Even while we were laughing, even while the conversation felt easy, I made sure people were close enough to hear every word. Not because I thought D was a threat, but because I am still the person Chico made me. The rules live in my body now. They shape the way I move, the distance I keep, the calculations I run before I speak to anyone in a uniform.
Something is shifting inside these walls. I believe that. I’m watching it happen in real time, from a vantage point most people writing about it don’t have. Whether what’s shifting will become something durable — a genuine change in the culture of this institution — or whether the system will return to what it has always been, I cannot say.
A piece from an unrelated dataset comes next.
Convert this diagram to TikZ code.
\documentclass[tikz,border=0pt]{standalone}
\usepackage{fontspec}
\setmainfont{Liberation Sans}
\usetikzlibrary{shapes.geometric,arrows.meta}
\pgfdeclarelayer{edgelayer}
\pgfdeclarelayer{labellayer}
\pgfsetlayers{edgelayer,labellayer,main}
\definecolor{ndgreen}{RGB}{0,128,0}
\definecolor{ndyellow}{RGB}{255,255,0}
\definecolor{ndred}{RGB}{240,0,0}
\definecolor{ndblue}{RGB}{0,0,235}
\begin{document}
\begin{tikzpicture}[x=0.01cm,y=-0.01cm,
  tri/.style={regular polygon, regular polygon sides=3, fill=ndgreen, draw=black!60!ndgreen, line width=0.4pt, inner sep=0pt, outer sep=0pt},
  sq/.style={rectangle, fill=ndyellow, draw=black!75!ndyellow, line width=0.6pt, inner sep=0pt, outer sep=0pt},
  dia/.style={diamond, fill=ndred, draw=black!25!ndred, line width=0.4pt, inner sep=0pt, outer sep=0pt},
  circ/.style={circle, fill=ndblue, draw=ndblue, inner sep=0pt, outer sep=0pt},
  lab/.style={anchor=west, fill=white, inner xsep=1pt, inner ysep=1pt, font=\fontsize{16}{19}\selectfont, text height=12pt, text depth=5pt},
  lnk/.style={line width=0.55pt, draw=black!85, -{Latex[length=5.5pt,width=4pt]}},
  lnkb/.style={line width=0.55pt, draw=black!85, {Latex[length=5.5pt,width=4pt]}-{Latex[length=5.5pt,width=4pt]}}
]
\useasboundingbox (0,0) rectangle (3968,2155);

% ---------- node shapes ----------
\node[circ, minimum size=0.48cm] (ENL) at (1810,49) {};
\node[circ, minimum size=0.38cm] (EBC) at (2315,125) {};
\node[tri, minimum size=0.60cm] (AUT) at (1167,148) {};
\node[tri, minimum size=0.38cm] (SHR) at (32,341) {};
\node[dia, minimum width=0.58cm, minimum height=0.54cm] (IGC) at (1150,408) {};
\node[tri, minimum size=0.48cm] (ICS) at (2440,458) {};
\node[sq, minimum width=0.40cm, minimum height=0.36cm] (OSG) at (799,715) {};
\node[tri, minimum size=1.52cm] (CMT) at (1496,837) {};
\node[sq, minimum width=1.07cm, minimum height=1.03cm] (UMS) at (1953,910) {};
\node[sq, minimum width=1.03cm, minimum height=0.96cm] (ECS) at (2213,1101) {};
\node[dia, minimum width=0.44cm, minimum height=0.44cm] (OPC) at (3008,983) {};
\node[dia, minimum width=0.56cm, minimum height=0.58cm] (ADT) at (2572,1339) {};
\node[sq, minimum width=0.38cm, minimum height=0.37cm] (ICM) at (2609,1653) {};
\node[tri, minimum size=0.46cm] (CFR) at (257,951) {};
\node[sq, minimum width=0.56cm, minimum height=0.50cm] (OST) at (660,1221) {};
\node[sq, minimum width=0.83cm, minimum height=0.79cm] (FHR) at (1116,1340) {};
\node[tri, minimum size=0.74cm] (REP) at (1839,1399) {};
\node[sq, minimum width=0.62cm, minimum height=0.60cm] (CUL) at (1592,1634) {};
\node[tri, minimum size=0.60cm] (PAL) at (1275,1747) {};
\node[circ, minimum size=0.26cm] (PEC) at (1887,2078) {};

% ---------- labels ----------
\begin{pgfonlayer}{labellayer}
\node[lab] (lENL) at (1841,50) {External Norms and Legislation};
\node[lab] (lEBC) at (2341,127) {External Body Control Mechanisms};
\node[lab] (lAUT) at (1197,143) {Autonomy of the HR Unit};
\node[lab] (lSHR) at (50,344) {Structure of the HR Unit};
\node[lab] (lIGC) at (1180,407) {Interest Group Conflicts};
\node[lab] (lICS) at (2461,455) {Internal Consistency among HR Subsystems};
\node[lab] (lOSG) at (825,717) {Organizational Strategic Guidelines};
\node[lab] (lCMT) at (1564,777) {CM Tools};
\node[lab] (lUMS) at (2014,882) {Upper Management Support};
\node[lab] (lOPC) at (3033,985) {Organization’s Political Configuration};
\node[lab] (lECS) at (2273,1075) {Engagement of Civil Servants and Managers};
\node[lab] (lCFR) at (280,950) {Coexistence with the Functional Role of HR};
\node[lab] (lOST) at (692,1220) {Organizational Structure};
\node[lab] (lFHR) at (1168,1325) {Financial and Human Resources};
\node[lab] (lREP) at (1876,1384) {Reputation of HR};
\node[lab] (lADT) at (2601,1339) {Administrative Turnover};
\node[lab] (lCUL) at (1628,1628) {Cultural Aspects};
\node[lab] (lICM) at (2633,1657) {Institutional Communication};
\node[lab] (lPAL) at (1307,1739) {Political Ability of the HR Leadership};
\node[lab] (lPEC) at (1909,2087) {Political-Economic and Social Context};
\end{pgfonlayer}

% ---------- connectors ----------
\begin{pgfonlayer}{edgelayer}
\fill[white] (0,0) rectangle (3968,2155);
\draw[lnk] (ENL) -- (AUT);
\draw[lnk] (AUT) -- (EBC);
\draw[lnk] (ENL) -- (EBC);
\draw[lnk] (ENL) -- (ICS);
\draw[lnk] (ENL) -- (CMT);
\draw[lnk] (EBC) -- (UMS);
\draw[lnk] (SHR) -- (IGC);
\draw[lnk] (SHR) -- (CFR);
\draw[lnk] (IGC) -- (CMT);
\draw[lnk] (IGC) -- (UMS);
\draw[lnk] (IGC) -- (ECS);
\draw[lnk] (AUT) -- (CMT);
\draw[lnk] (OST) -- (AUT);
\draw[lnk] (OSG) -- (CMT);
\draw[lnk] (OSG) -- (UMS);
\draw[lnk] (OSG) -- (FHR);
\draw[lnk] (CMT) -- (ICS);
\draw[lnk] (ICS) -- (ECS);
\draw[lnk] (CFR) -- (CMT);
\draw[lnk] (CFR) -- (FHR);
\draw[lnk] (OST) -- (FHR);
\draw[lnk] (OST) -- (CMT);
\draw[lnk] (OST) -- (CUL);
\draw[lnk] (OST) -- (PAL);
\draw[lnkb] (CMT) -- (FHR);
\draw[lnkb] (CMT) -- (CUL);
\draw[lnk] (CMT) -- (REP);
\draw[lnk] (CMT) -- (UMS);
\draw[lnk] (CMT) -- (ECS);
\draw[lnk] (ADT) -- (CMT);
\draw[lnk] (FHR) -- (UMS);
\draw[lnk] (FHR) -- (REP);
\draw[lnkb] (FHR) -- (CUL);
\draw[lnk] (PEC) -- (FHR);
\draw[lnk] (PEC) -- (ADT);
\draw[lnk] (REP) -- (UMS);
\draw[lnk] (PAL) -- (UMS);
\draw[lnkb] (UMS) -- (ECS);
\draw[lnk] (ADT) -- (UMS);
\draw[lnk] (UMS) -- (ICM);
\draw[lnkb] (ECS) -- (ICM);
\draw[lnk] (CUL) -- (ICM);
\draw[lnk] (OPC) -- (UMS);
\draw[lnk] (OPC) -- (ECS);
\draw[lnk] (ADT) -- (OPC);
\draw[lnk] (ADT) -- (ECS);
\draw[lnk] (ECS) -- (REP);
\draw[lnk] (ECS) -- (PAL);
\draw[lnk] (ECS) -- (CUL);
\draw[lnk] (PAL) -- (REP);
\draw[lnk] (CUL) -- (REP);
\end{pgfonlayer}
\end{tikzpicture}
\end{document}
But I can tell the difference.
And I’m still figuring out what it means.



I was immediately gripped by this story, wanting to know about this new type of CO. Rushing back to me came conversations with my friend at visits about how we should/shouldn't speak, even in the family room -- and how my presence could help him from seeming gay (which, rightly so, I had worried would make life hell for him even though he wasn't - as you say, perceptions trump reality). In your story, I wanted to see what happens with this new, mysterious and personable CO. I am seeing so many articles flood the NY media about the mess in NY prisons -- and its escalation since December 2024 (miraculously exploding mere days after I went to pick up my friend from MidState after life inside for 2.5 years). As you so eloquently point out -- tell us something we don't know about the violence in prison! But, then, what outside folks also don't know about prison is how so many small things are powerful. And, in prison, a small detail (more than a big law change) can ripple into huge waves. This line sums up a lot: "The shift was not announced. There was no policy, no memo, no formal acknowledgment that something was changing. But you can feel it if you’ve been inside long enough to know..." Great piece.
I continue to pray for your safety. Your writing is important.